Recueilli dans le n°382 de Lire de Fevrier 2010

" Je fais une différence entre situations et histoire. L'histoire que vous trouvez dans les journaux ou les manuels scolaires n'est à mon sens qu'une suite de situations chronologiquement ordonnées. Elles sont simplifiées. Cette histoire-là, qu'on nous transmet, s'écrit à coups de dents, en tronçonnant des morceaux de réalité. À mon sens, le travail du romancier consiste à contester cela. Pour moi, la fiction est le meilleur outil pour interroger l'histoire qu'on nous enseigne. Parce qu'elle met l'humain au centre. La littérature permet de faire de l'histoire au plus près des gens qui l'ont vécue"

 

Yiyun Li : extraits d'entretien pour le magazine Books, Décembre 2015

Aujourd'hui, l'avenir est avant tout une menace, un monde mauvais et périlleux qu'il faut ôter de notre esprit. pour cela, il suffit de provoquer son oubli. Et, dès lors que l'avenir est oublié, on peut oublier le passé.

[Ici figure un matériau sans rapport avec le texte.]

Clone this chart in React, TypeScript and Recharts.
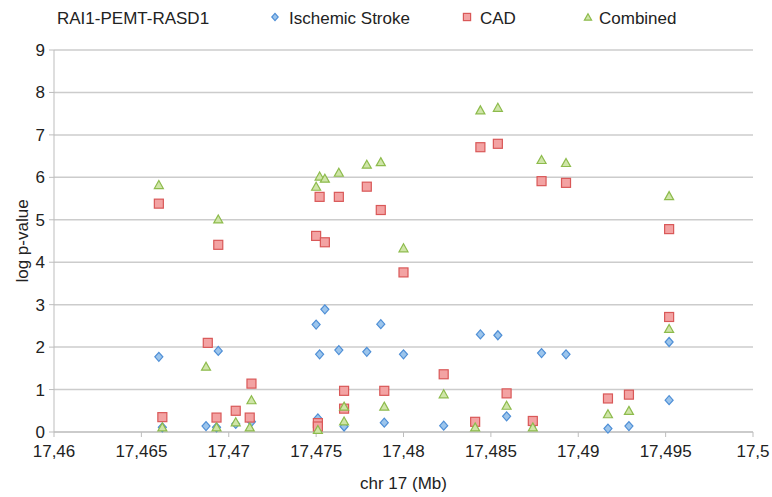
import React from "react";
import {
  ScatterChart,
  Scatter,
  XAxis,
  YAxis,
  CartesianGrid,
  Legend,
} from "recharts";

const TITLE = "RAI1-PEMT-RASD1";

const X_TICKS = [17.46, 17.465, 17.47, 17.475, 17.48, 17.485, 17.49, 17.495, 17.5];
const Y_TICKS = [0, 1, 2, 3, 4, 5, 6, 7, 8, 9];

// positions in Mb, values in log p
const strokeX = [
  17.466, 17.4662, 17.4687, 17.4694, 17.4693, 17.4704, 17.4713, 17.475, 17.4755,
  17.4752, 17.4763, 17.4751, 17.4766, 17.4779, 17.4787, 17.4789, 17.48, 17.4823,
  17.4841, 17.4844, 17.4854, 17.4859, 17.4874, 17.4879, 17.4893, 17.4917,
  17.4929, 17.4952, 17.4952,
];
const strokeY = [
  1.77, 0.11, 0.14, 1.91, 0.11, 0.19, 0.24, 2.53, 2.89, 1.83, 1.93, 0.32, 0.13,
  1.89, 2.54, 0.22, 1.83, 0.15, 0.2, 2.3, 2.28, 0.37, 0.18, 1.86, 1.83, 0.08,
  0.14, 2.12, 0.75,
];

const cadX = [
  17.466, 17.4662, 17.4688, 17.4694, 17.4693, 17.4704, 17.4713, 17.4712, 17.475,
  17.4755, 17.4752, 17.4763, 17.4751, 17.4751, 17.4766, 17.4766, 17.4779,
  17.4787, 17.4789, 17.48, 17.4823, 17.4841, 17.4844, 17.4854, 17.4859, 17.4874,
  17.4879, 17.4893, 17.4917, 17.4929, 17.4952, 17.4952,
];
const cadY = [
  5.38, 0.35, 2.1, 4.41, 0.34, 0.5, 1.14, 0.34, 4.62, 4.47, 5.54, 5.54, 0.21,
  0.13, 0.97, 0.55, 5.78, 5.23, 0.97, 3.76, 1.36, 0.24, 6.71, 6.79, 0.91, 0.26,
  5.91, 5.87, 0.79, 0.88, 4.78, 2.71,
];

const combinedX = [
  17.466, 17.4662, 17.4687, 17.4694, 17.4693, 17.4704, 17.4713, 17.4712, 17.475,
  17.4752, 17.4755, 17.4763, 17.4751, 17.4766, 17.4766, 17.4779, 17.4787,
  17.4789, 17.48, 17.4823, 17.4841, 17.4844, 17.4854, 17.4859, 17.4874, 17.4879,
  17.4893, 17.4917, 17.4929, 17.4952, 17.4952,
];
const combinedY = [
  5.83, 0.12, 1.55, 5.02, 0.12, 0.24, 0.76, 0.12, 5.79, 6.03, 5.98, 6.12, 0.06,
  0.61, 0.26, 6.31, 6.37, 0.61, 4.34, 0.9, 0.12, 7.59, 7.65, 0.63, 0.12, 6.42,
  6.35, 0.43, 0.51, 5.57, 2.44,
];

const zip = (xs: number[], ys: number[]) => xs.map((x, i) => ({ x, y: ys[i] }));

const FONT = '"Liberation Sans", Arial, sans-serif';

const COLORS = {
  stroke: { fill: "#9cc5ec", line: "#4f8fd6" },
  cad: { fill: "#f3a3a3", line: "#d95858" },
  combined: { fill: "#cfe5a8", line: "#8dbb4c" },
};

function Diamond({ cx, cy, s = 1 }: { cx: number; cy: number; s?: number }) {
  const w = 4 * s;
  const h = 4.5 * s;
  return (
    <path
      d={`M${cx},${cy - h}L${cx + w},${cy}L${cx},${cy + h}L${cx - w},${cy}Z`}
      fill={COLORS.stroke.fill}
      stroke={COLORS.stroke.line}
      strokeWidth={1.2}
    />
  );
}

function Square({ cx, cy, s = 1 }: { cx: number; cy: number; s?: number }) {
  const h = 4.5 * s;
  return (
    <rect
      x={cx - h}
      y={cy - h}
      width={2 * h}
      height={2 * h}
      fill={COLORS.cad.fill}
      stroke={COLORS.cad.line}
      strokeWidth={1.2}
    />
  );
}

function Triangle({ cx, cy, s = 1 }: { cx: number; cy: number; s?: number }) {
  const w = 4.5 * s;
  const h = 4 * s;
  return (
    <path
      d={`M${cx},${cy - h}L${cx + w},${cy + h}L${cx - w},${cy + h}Z`}
      fill={COLORS.combined.fill}
      stroke={COLORS.combined.line}
      strokeWidth={1.2}
    />
  );
}

// legend item placement (x of icon centre, x of text start)
const LEGEND_POS: Record<string, [number, number, any]> = {
  "Ischemic Stroke": [275, 289, Diamond],
  CAD: [467, 480, Square],
  Combined: [588, 599, Triangle],
};

function LegendContent(props: any) {
  const payload = props.payload || [];
  return (
    <div style={{ position: "relative", width: 772, height: 50, fontFamily: FONT, fontSize: 17, color: "#222" }}>
      <svg width={772} height={50} style={{ position: "absolute", left: 0, top: 0 }}>
        <text x={57} y={24} fill="#222" fontSize={17} fontFamily={FONT}>
          {TITLE}
        </text>
        {payload.map((p: any) => {
          const pos = LEGEND_POS[p.value];
          if (!pos) return null;
          const Icon = pos[2];
          return (
            <g key={p.value}>
              <Icon cx={pos[0]} cy={17} s={0.8} />
              <text x={pos[1]} y={24} fill="#222" fontSize={17} fontFamily={FONT}>
                {p.value}
              </text>
            </g>
          );
        })}
      </svg>
    </div>
  );
}

const tickStyle = { fill: "#222", fontSize: 17, fontFamily: FONT };

export default function App() {
  return (
    <div style={{ position: "absolute", left: 0, top: 0, width: 772, height: 497, background: "#fff" }}>
      <ScatterChart
        width={772}
        height={497}
        margin={{ top: 0, right: 19, left: 0, bottom: 0 }}
      >
        <CartesianGrid vertical={false} stroke="#cccccc" strokeWidth={1.5} />
        <XAxis
          type="number"
          dataKey="x"
          domain={[17.46, 17.5]}
          ticks={X_TICKS}
          interval={0}
          allowDataOverflow
          height={65}
          tick={tickStyle}
          tickFormatter={(v: number) => String(v).replace(".", ",")}
          tickSize={5}
          tickMargin={8}
          stroke="#bdbdbd"
          label={{
            value: "chr 17 (Mb)",
            position: "insideBottom",
            offset: 8,
            fill: "#222",
            fontSize: 17,
            fontFamily: FONT,
          }}
        />
        <YAxis
          type="number"
          dataKey="y"
          domain={[0, 9]}
          ticks={Y_TICKS}
          interval={0}
          width={54}
          tick={tickStyle}
          tickSize={5}
          tickMargin={4}
          stroke="#bdbdbd"
          label={{
            value: "log p-value",
            angle: -90,
            position: "center",
            dx: -5,
            fill: "#222",
            fontSize: 17,
            fontFamily: FONT,
          }}
        />
        <Legend
          verticalAlign="top"
          align="left"
          height={50}
          wrapperStyle={{ left: 0, top: 0, width: 772, height: 50 }}
          content={LegendContent}
        />
        <Scatter
          name="Ischemic Stroke"
          data={zip(strokeX, strokeY)}
          fill={COLORS.stroke.fill}
          isAnimationActive={false}
          shape={(p: any) => <Diamond cx={p.cx} cy={p.cy} />}
        />
        <Scatter
          name="CAD"
          data={zip(cadX, cadY)}
          fill={COLORS.cad.fill}
          isAnimationActive={false}
          shape={(p: any) => <Square cx={p.cx} cy={p.cy} />}
        />
        <Scatter
          name="Combined"
          data={zip(combinedX, combinedY)}
          fill={COLORS.combined.fill}
          isAnimationActive={false}
          shape={(p: any) => <Triangle cx={p.cx} cy={p.cy} />}
        />
      </ScatterChart>
    </div>
  );
}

Mais on ne saurait faire disparaître complètement le passé. Il doit donc apparaître tel que le présent puisse le supporter : un passé éloigné, flou, fait de perruques royales, de victoire navales, de conquêtes triomphales. Il ne doit en rester que des dates magistrales, des batailles héroïques et des splendeurs muséifiées. C'est par ce travestissement du passé et ce rejet de l'avenir que l'idéologie moderne se constitue et agit comme une idéologie. Elle procède avec une violence tout en raffinement, sans jamais avouer sa besogne qui consiste à abolir systématiquement le mouvement de l'Histoire. C'est une technique d'aveuglement, une technique qui a fait ses preuves. C'est désormais en aveugles que nous appréhendons le monde. Nous somme dans une étrange nuit, une nuit qui ne commence pas et ne finit pas, puisqu'elle n'a ni passé ni avenir. Et dans cette nuit, nous sommes comme suspendus dans le présent. Mieux : nous nous y réfugions, comme dans un cocon...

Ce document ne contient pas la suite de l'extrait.